** BEGIN DATA SHOWN **

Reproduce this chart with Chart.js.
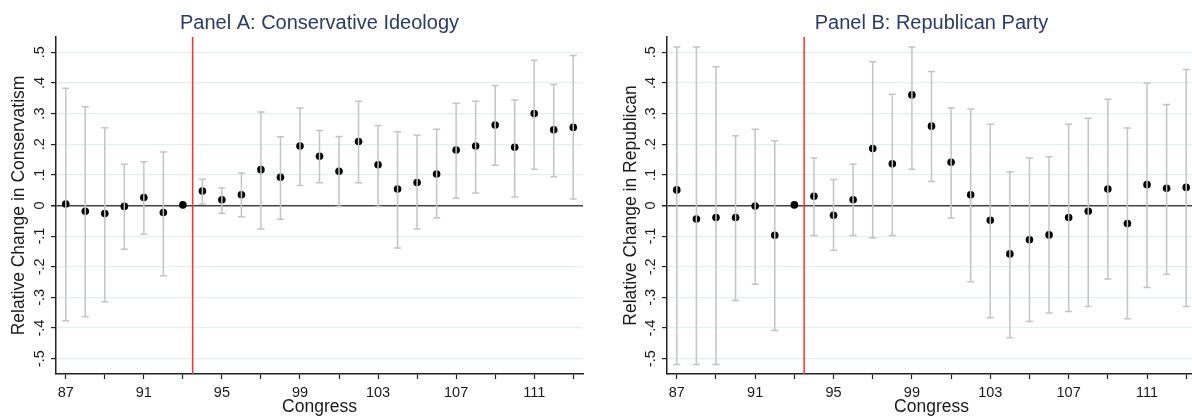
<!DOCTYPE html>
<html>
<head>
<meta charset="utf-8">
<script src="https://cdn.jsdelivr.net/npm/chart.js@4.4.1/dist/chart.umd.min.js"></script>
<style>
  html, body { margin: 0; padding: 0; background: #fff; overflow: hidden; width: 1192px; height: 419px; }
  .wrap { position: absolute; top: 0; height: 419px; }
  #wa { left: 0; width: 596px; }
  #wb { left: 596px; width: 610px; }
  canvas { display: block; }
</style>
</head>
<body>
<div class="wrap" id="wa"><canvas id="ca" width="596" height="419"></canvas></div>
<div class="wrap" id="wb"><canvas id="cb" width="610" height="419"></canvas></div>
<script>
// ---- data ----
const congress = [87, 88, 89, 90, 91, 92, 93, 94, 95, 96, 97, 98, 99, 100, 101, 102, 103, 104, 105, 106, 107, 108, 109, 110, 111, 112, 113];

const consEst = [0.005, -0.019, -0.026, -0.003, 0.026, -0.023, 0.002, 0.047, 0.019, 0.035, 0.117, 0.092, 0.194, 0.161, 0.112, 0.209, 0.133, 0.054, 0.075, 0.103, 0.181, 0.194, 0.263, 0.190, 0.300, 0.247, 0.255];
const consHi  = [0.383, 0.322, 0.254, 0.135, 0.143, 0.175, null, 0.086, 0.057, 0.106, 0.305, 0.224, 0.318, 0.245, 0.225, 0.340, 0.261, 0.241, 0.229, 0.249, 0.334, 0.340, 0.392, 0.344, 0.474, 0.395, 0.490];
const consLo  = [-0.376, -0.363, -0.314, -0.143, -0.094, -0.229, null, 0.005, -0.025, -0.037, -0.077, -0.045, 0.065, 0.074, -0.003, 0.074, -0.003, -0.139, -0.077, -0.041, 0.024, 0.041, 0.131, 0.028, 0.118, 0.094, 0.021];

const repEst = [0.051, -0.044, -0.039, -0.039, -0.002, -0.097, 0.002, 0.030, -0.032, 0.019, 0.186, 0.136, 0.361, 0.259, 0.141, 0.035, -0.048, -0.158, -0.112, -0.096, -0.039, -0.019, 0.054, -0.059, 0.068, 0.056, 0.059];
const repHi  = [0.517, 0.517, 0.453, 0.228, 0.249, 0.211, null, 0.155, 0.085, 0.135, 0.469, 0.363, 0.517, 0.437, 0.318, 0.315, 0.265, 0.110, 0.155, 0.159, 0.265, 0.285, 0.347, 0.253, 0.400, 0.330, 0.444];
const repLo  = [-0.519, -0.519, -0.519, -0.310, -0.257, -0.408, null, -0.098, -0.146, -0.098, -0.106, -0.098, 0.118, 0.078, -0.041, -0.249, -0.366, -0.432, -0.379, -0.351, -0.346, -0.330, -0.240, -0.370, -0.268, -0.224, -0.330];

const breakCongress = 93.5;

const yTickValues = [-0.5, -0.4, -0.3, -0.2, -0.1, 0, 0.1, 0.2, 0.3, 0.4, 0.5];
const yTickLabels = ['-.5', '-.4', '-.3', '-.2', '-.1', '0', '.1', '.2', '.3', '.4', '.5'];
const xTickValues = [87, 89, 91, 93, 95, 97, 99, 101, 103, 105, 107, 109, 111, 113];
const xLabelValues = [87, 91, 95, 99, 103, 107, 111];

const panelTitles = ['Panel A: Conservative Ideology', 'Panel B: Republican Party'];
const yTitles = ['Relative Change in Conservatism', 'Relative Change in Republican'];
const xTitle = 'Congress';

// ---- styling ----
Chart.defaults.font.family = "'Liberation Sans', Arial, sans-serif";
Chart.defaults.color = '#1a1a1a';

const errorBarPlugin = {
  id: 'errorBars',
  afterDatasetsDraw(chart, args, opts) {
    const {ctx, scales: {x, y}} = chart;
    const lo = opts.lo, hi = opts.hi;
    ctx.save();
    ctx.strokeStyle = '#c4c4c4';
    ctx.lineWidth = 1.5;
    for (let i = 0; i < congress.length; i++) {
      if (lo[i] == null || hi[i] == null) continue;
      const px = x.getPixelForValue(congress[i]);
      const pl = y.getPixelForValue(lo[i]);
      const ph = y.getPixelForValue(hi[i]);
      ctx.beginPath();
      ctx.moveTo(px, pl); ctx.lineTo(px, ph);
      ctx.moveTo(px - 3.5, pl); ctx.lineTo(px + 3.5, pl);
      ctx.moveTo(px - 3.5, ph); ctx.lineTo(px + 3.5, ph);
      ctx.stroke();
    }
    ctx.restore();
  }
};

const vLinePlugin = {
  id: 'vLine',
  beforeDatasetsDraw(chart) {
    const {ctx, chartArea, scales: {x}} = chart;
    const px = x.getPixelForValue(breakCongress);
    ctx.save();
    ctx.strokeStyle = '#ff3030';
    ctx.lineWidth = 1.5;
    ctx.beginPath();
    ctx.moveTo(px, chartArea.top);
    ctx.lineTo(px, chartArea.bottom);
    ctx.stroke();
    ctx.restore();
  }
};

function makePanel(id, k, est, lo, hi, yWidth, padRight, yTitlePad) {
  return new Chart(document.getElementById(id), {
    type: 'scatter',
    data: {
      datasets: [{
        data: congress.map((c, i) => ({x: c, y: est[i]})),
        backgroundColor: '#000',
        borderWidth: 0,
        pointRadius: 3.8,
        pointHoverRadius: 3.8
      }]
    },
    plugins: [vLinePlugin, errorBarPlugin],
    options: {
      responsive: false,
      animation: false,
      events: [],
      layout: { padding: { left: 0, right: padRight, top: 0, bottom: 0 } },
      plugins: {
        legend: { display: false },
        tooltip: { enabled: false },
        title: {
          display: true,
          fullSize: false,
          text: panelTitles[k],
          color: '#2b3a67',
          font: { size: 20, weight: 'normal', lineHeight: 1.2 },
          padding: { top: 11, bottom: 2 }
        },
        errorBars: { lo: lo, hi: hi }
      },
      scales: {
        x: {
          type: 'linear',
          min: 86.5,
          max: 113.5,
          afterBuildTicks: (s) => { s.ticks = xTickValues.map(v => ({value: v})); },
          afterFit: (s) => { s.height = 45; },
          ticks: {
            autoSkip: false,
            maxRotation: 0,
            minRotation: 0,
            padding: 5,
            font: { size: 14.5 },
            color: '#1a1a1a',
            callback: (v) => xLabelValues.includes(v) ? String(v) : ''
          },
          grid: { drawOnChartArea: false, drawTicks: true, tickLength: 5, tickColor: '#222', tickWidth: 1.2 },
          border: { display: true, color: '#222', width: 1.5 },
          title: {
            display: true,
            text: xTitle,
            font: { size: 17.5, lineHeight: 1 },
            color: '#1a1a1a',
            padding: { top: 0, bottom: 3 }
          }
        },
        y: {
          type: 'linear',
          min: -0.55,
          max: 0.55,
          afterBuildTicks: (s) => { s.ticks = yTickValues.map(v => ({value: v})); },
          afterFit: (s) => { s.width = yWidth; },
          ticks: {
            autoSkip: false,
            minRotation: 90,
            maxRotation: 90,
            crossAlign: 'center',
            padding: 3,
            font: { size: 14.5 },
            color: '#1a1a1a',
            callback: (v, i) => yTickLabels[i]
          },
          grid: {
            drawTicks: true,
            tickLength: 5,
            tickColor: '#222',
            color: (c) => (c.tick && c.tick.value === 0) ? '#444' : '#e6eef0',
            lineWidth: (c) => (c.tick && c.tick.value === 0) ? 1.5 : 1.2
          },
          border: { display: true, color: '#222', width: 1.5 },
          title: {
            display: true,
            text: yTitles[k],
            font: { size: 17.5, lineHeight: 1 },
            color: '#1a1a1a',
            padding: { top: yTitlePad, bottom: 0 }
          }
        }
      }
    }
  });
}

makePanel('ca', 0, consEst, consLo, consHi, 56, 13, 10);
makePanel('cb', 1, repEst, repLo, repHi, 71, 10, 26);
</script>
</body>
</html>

** END DATA SHOWN **

Copy out all of the data word for word. Do not carry over any picture.

Reproduce this chart with Chart.js.
<!DOCTYPE html>
<html>
<head>
<meta charset="utf-8">
<script src="https://cdn.jsdelivr.net/npm/chart.js@4.4.1/dist/chart.umd.min.js"></script>
<style>
  html, body { margin: 0; padding: 0; background: #fff; overflow: hidden; width: 1192px; height: 419px; }
  .wrap { position: absolute; top: 0; height: 419px; }
  #wa { left: 0; width: 596px; }
  #wb { left: 596px; width: 610px; }
  canvas { display: block; }
</style>
</head>
<body>
<div class="wrap" id="wa"><canvas id="ca" width="596" height="419"></canvas></div>
<div class="wrap" id="wb"><canvas id="cb" width="610" height="419"></canvas></div>
<script>
// ---- data ----
const congress = [87, 88, 89, 90, 91, 92, 93, 94, 95, 96, 97, 98, 99, 100, 101, 102, 103, 104, 105, 106, 107, 108, 109, 110, 111, 112, 113];

const consEst = [0.005, -0.019, -0.026, -0.003, 0.026, -0.023, 0.002, 0.047, 0.019, 0.035, 0.117, 0.092, 0.194, 0.161, 0.112, 0.209, 0.133, 0.054, 0.075, 0.103, 0.181, 0.194, 0.263, 0.190, 0.300, 0.247, 0.255];
const consHi  = [0.383, 0.322, 0.254, 0.135, 0.143, 0.175, null, 0.086, 0.057, 0.106, 0.305, 0.224, 0.318, 0.245, 0.225, 0.340, 0.261, 0.241, 0.229, 0.249, 0.334, 0.340, 0.392, 0.344, 0.474, 0.395, 0.490];
const consLo  = [-0.376, -0.363, -0.314, -0.143, -0.094, -0.229, null, 0.005, -0.025, -0.037, -0.077, -0.045, 0.065, 0.074, -0.003, 0.074, -0.003, -0.139, -0.077, -0.041, 0.024, 0.041, 0.131, 0.028, 0.118, 0.094, 0.021];

const repEst = [0.051, -0.044, -0.039, -0.039, -0.002, -0.097, 0.002, 0.030, -0.032, 0.019, 0.186, 0.136, 0.361, 0.259, 0.141, 0.035, -0.048, -0.158, -0.112, -0.096, -0.039, -0.019, 0.054, -0.059, 0.068, 0.056, 0.059];
const repHi  = [0.517, 0.517, 0.453, 0.228, 0.249, 0.211, null, 0.155, 0.085, 0.135, 0.469, 0.363, 0.517, 0.437, 0.318, 0.315, 0.265, 0.110, 0.155, 0.159, 0.265, 0.285, 0.347, 0.253, 0.400, 0.330, 0.444];
const repLo  = [-0.519, -0.519, -0.519, -0.310, -0.257, -0.408, null, -0.098, -0.146, -0.098, -0.106, -0.098, 0.118, 0.078, -0.041, -0.249, -0.366, -0.432, -0.379, -0.351, -0.346, -0.330, -0.240, -0.370, -0.268, -0.224, -0.330];

const breakCongress = 93.5;

const yTickValues = [-0.5, -0.4, -0.3, -0.2, -0.1, 0, 0.1, 0.2, 0.3, 0.4, 0.5];
const yTickLabels = ['-.5', '-.4', '-.3', '-.2', '-.1', '0', '.1', '.2', '.3', '.4', '.5'];
const xTickValues = [87, 89, 91, 93, 95, 97, 99, 101, 103, 105, 107, 109, 111, 113];
const xLabelValues = [87, 91, 95, 99, 103, 107, 111];

const panelTitles = ['Panel A: Conservative Ideology', 'Panel B: Republican Party'];
const yTitles = ['Relative Change in Conservatism', 'Relative Change in Republican'];
const xTitle = 'Congress';

// ---- styling ----
Chart.defaults.font.family = "'Liberation Sans', Arial, sans-serif";
Chart.defaults.color = '#1a1a1a';

const errorBarPlugin = {
  id: 'errorBars',
  afterDatasetsDraw(chart, args, opts) {
    const {ctx, scales: {x, y}} = chart;
    const lo = opts.lo, hi = opts.hi;
    ctx.save();
    ctx.strokeStyle = '#c4c4c4';
    ctx.lineWidth = 1.5;
    for (let i = 0; i < congress.length; i++) {
      if (lo[i] == null || hi[i] == null) continue;
      const px = x.getPixelForValue(congress[i]);
      const pl = y.getPixelForValue(lo[i]);
      const ph = y.getPixelForValue(hi[i]);
      ctx.beginPath();
      ctx.moveTo(px, pl); ctx.lineTo(px, ph);
      ctx.moveTo(px - 3.5, pl); ctx.lineTo(px + 3.5, pl);
      ctx.moveTo(px - 3.5, ph); ctx.lineTo(px + 3.5, ph);
      ctx.stroke();
    }
    ctx.restore();
  }
};

const vLinePlugin = {
  id: 'vLine',
  beforeDatasetsDraw(chart) {
    const {ctx, chartArea, scales: {x}} = chart;
    const px = x.getPixelForValue(breakCongress);
    ctx.save();
    ctx.strokeStyle = '#ff3030';
    ctx.lineWidth = 1.5;
    ctx.beginPath();
    ctx.moveTo(px, chartArea.top);
    ctx.lineTo(px, chartArea.bottom);
    ctx.stroke();
    ctx.restore();
  }
};

function makePanel(id, k, est, lo, hi, yWidth, padRight, yTitlePad) {
  return new Chart(document.getElementById(id), {
    type: 'scatter',
    data: {
      datasets: [{
        data: congress.map((c, i) => ({x: c, y: est[i]})),
        backgroundColor: '#000',
        borderWidth: 0,
        pointRadius: 3.8,
        pointHoverRadius: 3.8
      }]
    },
    plugins: [vLinePlugin, errorBarPlugin],
    options: {
      responsive: false,
      animation: false,
      events: [],
      layout: { padding: { left: 0, right: padRight, top: 0, bottom: 0 } },
      plugins: {
        legend: { display: false },
        tooltip: { enabled: false },
        title: {
          display: true,
          fullSize: false,
          text: panelTitles[k],
          color: '#2b3a67',
          font: { size: 20, weight: 'normal', lineHeight: 1.2 },
          padding: { top: 11, bottom: 2 }
        },
        errorBars: { lo: lo, hi: hi }
      },
      scales: {
        x: {
          type: 'linear',
          min: 86.5,
          max: 113.5,
          afterBuildTicks: (s) => { s.ticks = xTickValues.map(v => ({value: v})); },
          afterFit: (s) => { s.height = 45; },
          ticks: {
            autoSkip: false,
            maxRotation: 0,
            minRotation: 0,
            padding: 5,
            font: { size: 14.5 },
            color: '#1a1a1a',
            callback: (v) => xLabelValues.includes(v) ? String(v) : ''
          },
          grid: { drawOnChartArea: false, drawTicks: true, tickLength: 5, tickColor: '#222', tickWidth: 1.2 },
          border: { display: true, color: '#222', width: 1.5 },
          title: {
            display: true,
            text: xTitle,
            font: { size: 17.5, lineHeight: 1 },
            color: '#1a1a1a',
            padding: { top: 0, bottom: 3 }
          }
        },
        y: {
          type: 'linear',
          min: -0.55,
          max: 0.55,
          afterBuildTicks: (s) => { s.ticks = yTickValues.map(v => ({value: v})); },
          afterFit: (s) => { s.width = yWidth; },
          ticks: {
            autoSkip: false,
            minRotation: 90,
            maxRotation: 90,
            crossAlign: 'center',
            padding: 3,
            font: { size: 14.5 },
            color: '#1a1a1a',
            callback: (v, i) => yTickLabels[i]
          },
          grid: {
            drawTicks: true,
            tickLength: 5,
            tickColor: '#222',
            color: (c) => (c.tick && c.tick.value === 0) ? '#444' : '#e6eef0',
            lineWidth: (c) => (c.tick && c.tick.value === 0) ? 1.5 : 1.2
          },
          border: { display: true, color: '#222', width: 1.5 },
          title: {
            display: true,
            text: yTitles[k],
            font: { size: 17.5, lineHeight: 1 },
            color: '#1a1a1a',
            padding: { top: yTitlePad, bottom: 0 }
          }
        }
      }
    }
  });
}

makePanel('ca', 0, consEst, consLo, consHi, 56, 13, 10);
makePanel('cb', 1, repEst, repLo, repHi, 71, 10, 26);
</script>
</body>
</html>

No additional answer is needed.